When Mollykate Geddis began planning her MFA thesis months ago, she felt anxious. But by the end of her months of work, she had created a piece that managed to regulate her anxiety in the process.
The artwork, titled “Visual Pleasure,” features crocheted bright and warm-colored granny squares with ceramic squares woven in between. The way the ceramic disrupts the crocheted pattern is meant to “stimulate and celebrate anxiety,” according to Geddis.
Her work invites the viewer to make their own sense of the piece to soothe the discomfort created by the disruption in the pattern. She described her piece as a “reflection on the human tendency to create a balance between two opposing forces that coexist and interconnect,” such as order and chaos.
“When I am creating, I have found it important to start from a place of anxiety,” Geddis said, explaining that she found her own sense of calm by working through her creative processes in a rhythmic and systematic way.

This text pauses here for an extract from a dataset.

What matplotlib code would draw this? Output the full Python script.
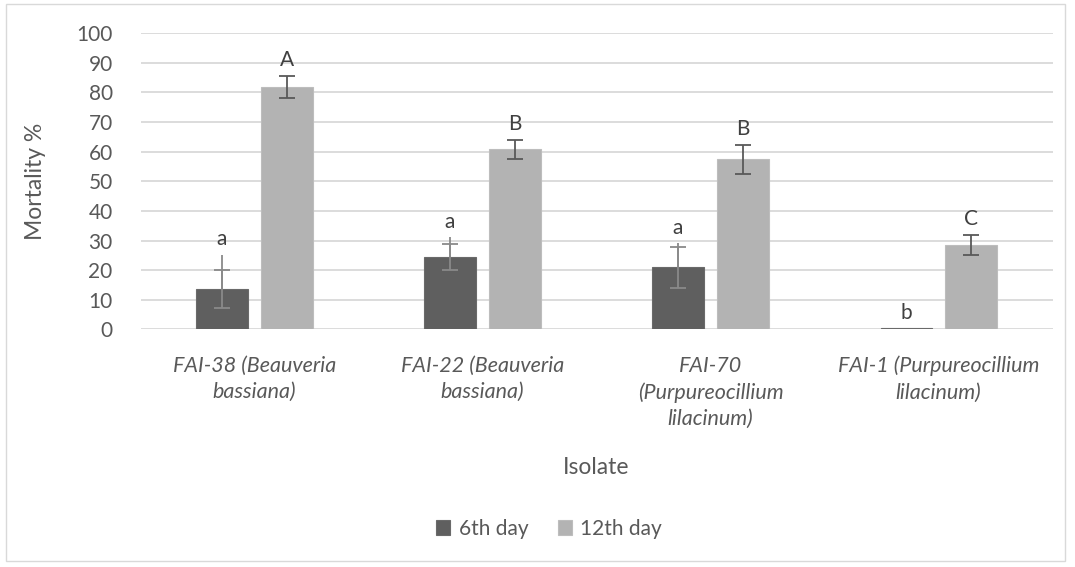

Crocheting a granny square requires counting and working in round and simplistic patterns.
“It’s both this physical and mental state that’s almost like a meditation,” she said.
Geddis said she had been working nearly 60 hours per week on it for the past few months — she wasn’t without help, though. Her mother made plenty of granny squares along with other family, friends and members of the community.
“It really took an army to put together,” Geddis said.
A significant part of the concept is not just how the artwork sits in the space; it’s also how the artwork transforms the environment and how the viewer interacts with it. Her work invites the audience to explore the feelings that arise while viewing.
Some of the artwork draped in a curtain down from the ceiling of the Clayton Staples Gallery, while some of the strings began at the floor and stretched upward.
Geddis said she could’ve “let gravity do its will,” but because of how gravity interacts with the environment, she wanted to arrange the artwork in a non-traditional way.
While the artwork’s colors were meant to be inviting, Geddis also wanted there to be a confrontation of “How am I going to interact with the space?” when moving about the room, which is meant to initiate further need of soothing techniques to ease the discomfort.
“Human beings crave and enjoy order, but they also enjoy the process of creating order out of chaos,” Geddis said in her written exhibition statement.